__PROBLEM TO SOLVE__.
Write out every line of the material as it stands, apart from the pictures.
begin DATA SEGMENT
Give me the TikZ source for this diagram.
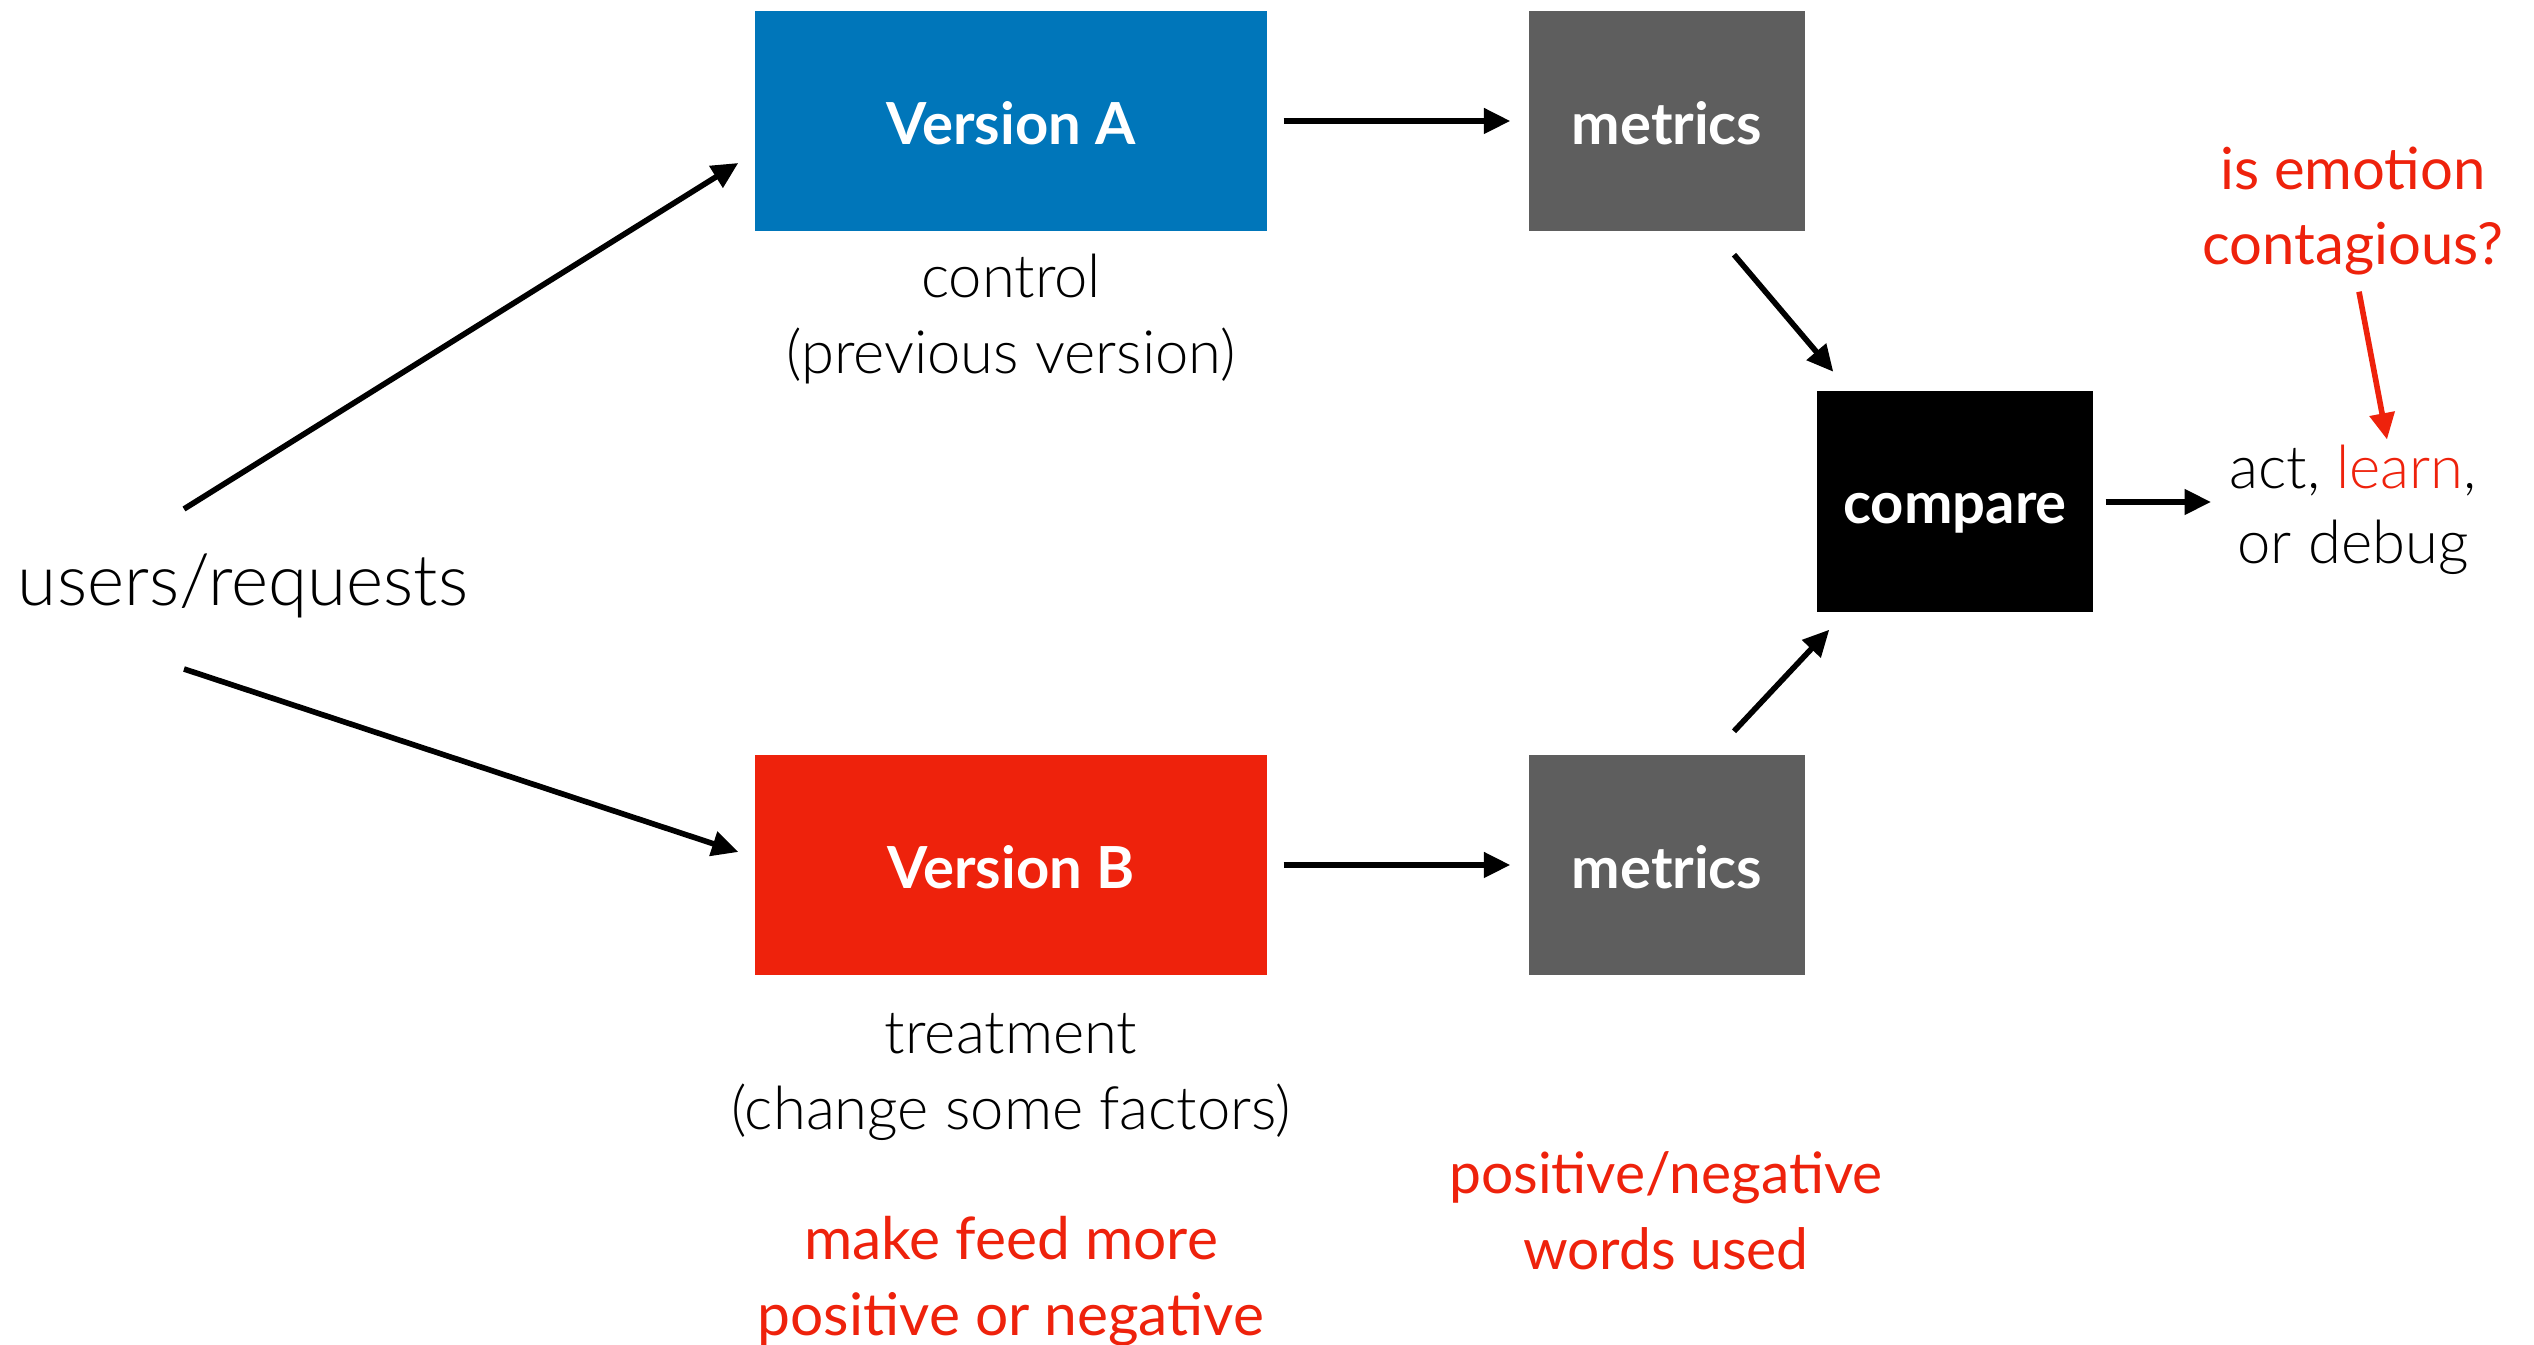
\documentclass[tikz,border=0pt]{standalone}
\usepackage{fontspec}
\setmainfont{Lato}[UprightFont={* Light}, BoldFont={* Bold}]
\newfontfamily\latoreg{Lato}
\usetikzlibrary{arrows.meta}

\begin{document}
\begin{tikzpicture}[>={Triangle[length=7.5pt,width=7pt]}]

\definecolor{abblue}{RGB}{0,118,186}
\definecolor{abred}{RGB}{238,34,12}
\definecolor{abgrey}{RGB}{94,94,94}

% Canvas
\useasboundingbox (0,0) rectangle (25.34,13.45);

\tikzset{
    ab block/.style={
        fill=#1, rectangle, inner sep=0pt,
        minimum width=5.12cm, minimum height=2.2cm,
        text height=13.5pt, text depth=0pt,
        text=white, font=\fontsize{16.5}{20}\selectfont\bfseries
    },
    small block/.style={ab block=#1, minimum width=2.76cm},
    note/.style={align=center, font=\fontsize{17}{21.5}\selectfont},
    red note/.style={note, text=abred, font=\fontsize{16.5}{21.5}\selectfont\latoreg},
    flow/.style={->, draw=black, line width=1.6pt}
}

% VERSIONS
\node[ab block=abblue] (verA) at (10.11,12.24) {Version A};
\node[ab block=abred] (verB) at (10.11,4.80) {Version B};

% METRICS + COMPARE
\node[small block=abgrey] (metA) at (16.67,12.24) {metrics};
\node[small block=abgrey] (metB) at (16.67,4.80) {metrics};
\node[small block=black, minimum height=2.21cm, text height=12.5pt] (cmp) at (19.55,8.43) {compare};

% Labels
\node[note, font=\fontsize{20.2}{24}\selectfont] (users) at (2.43,7.59) {users/requests};
\node[note] (ctrl) at (10.11,10.26) {control\\(previous version)};
\node[note] (treat) at (10.11,2.68) {treatment\\(change some factors)};
\node[note] (act) at (23.53,8.35) {act, \textcolor{abred}{learn},\\or debug};
\node[red note, font=\fontsize{16.7}{21.5}\selectfont\latoreg] (feed) at (10.11,0.64) {make feed more\\positive or negative};
\node[red note, font=\fontsize{16.2}{21.5}\selectfont\latoreg] (words) at (16.66,1.34) {positive/negative\\words used};
\node[red note] (emo) at (23.53,11.34) {is emotion\\contagious?};

% --- FLOW ---
\draw[flow] ([shift={(-0.59,0.77)}]users.center) -- ([shift={(-0.16,-0.42)}]verA.west);
\draw[flow] ([shift={(-0.59,-0.83)}]users.center) -- ([shift={(-0.16,0.13)}]verB.west);

\draw[flow, shorten <=1.6mm, shorten >=1.8mm] (verA) -- (metA);
\draw[flow, shorten <=1.6mm, shorten >=1.8mm] (verB) -- (metB);

\draw[flow] ([shift={(0.67,-0.23)}]metA.south) -- ([shift={(0.17,0.19)}]cmp.north west);
\draw[flow] ([shift={(0.67,0.23)}]metB.north) -- ([shift={(0.13,-0.165)}]cmp.south west);

\draw[flow, shorten <=1.2mm, shorten >=0.6mm] (cmp.east) -- (cmp.east -| act.west);
\draw[flow, draw=abred, fill=abred] ([shift={(0.06,-0.04)}]emo.south) -- ([shift={(0.34,-0.07)}]act.north);

\end{tikzpicture}
\end{document}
end DATA SEGMENT
__SOLUTION FOR THIS TASK__.
Give me the TikZ source for this diagram.
\documentclass[tikz,border=0pt]{standalone}
\usepackage{fontspec}
\setmainfont{Lato}[UprightFont={* Light}, BoldFont={* Bold}]
\newfontfamily\latoreg{Lato}
\usetikzlibrary{arrows.meta}

\begin{document}
\begin{tikzpicture}[>={Triangle[length=7.5pt,width=7pt]}]

\definecolor{abblue}{RGB}{0,118,186}
\definecolor{abred}{RGB}{238,34,12}
\definecolor{abgrey}{RGB}{94,94,94}

% Canvas
\useasboundingbox (0,0) rectangle (25.34,13.45);

\tikzset{
    ab block/.style={
        fill=#1, rectangle, inner sep=0pt,
        minimum width=5.12cm, minimum height=2.2cm,
        text height=13.5pt, text depth=0pt,
        text=white, font=\fontsize{16.5}{20}\selectfont\bfseries
    },
    small block/.style={ab block=#1, minimum width=2.76cm},
    note/.style={align=center, font=\fontsize{17}{21.5}\selectfont},
    red note/.style={note, text=abred, font=\fontsize{16.5}{21.5}\selectfont\latoreg},
    flow/.style={->, draw=black, line width=1.6pt}
}

% VERSIONS
\node[ab block=abblue] (verA) at (10.11,12.24) {Version A};
\node[ab block=abred] (verB) at (10.11,4.80) {Version B};

% METRICS + COMPARE
\node[small block=abgrey] (metA) at (16.67,12.24) {metrics};
\node[small block=abgrey] (metB) at (16.67,4.80) {metrics};
\node[small block=black, minimum height=2.21cm, text height=12.5pt] (cmp) at (19.55,8.43) {compare};

% Labels
\node[note, font=\fontsize{20.2}{24}\selectfont] (users) at (2.43,7.59) {users/requests};
\node[note] (ctrl) at (10.11,10.26) {control\\(previous version)};
\node[note] (treat) at (10.11,2.68) {treatment\\(change some factors)};
\node[note] (act) at (23.53,8.35) {act, \textcolor{abred}{learn},\\or debug};
\node[red note, font=\fontsize{16.7}{21.5}\selectfont\latoreg] (feed) at (10.11,0.64) {make feed more\\positive or negative};
\node[red note, font=\fontsize{16.2}{21.5}\selectfont\latoreg] (words) at (16.66,1.34) {positive/negative\\words used};
\node[red note] (emo) at (23.53,11.34) {is emotion\\contagious?};

% --- FLOW ---
\draw[flow] ([shift={(-0.59,0.77)}]users.center) -- ([shift={(-0.16,-0.42)}]verA.west);
\draw[flow] ([shift={(-0.59,-0.83)}]users.center) -- ([shift={(-0.16,0.13)}]verB.west);

\draw[flow, shorten <=1.6mm, shorten >=1.8mm] (verA) -- (metA);
\draw[flow, shorten <=1.6mm, shorten >=1.8mm] (verB) -- (metB);

\draw[flow] ([shift={(0.67,-0.23)}]metA.south) -- ([shift={(0.17,0.19)}]cmp.north west);
\draw[flow] ([shift={(0.67,0.23)}]metB.north) -- ([shift={(0.13,-0.165)}]cmp.south west);

\draw[flow, shorten <=1.2mm, shorten >=0.6mm] (cmp.east) -- (cmp.east -| act.west);
\draw[flow, draw=abred, fill=abred] ([shift={(0.06,-0.04)}]emo.south) -- ([shift={(0.34,-0.07)}]act.north);

\end{tikzpicture}
\end{document}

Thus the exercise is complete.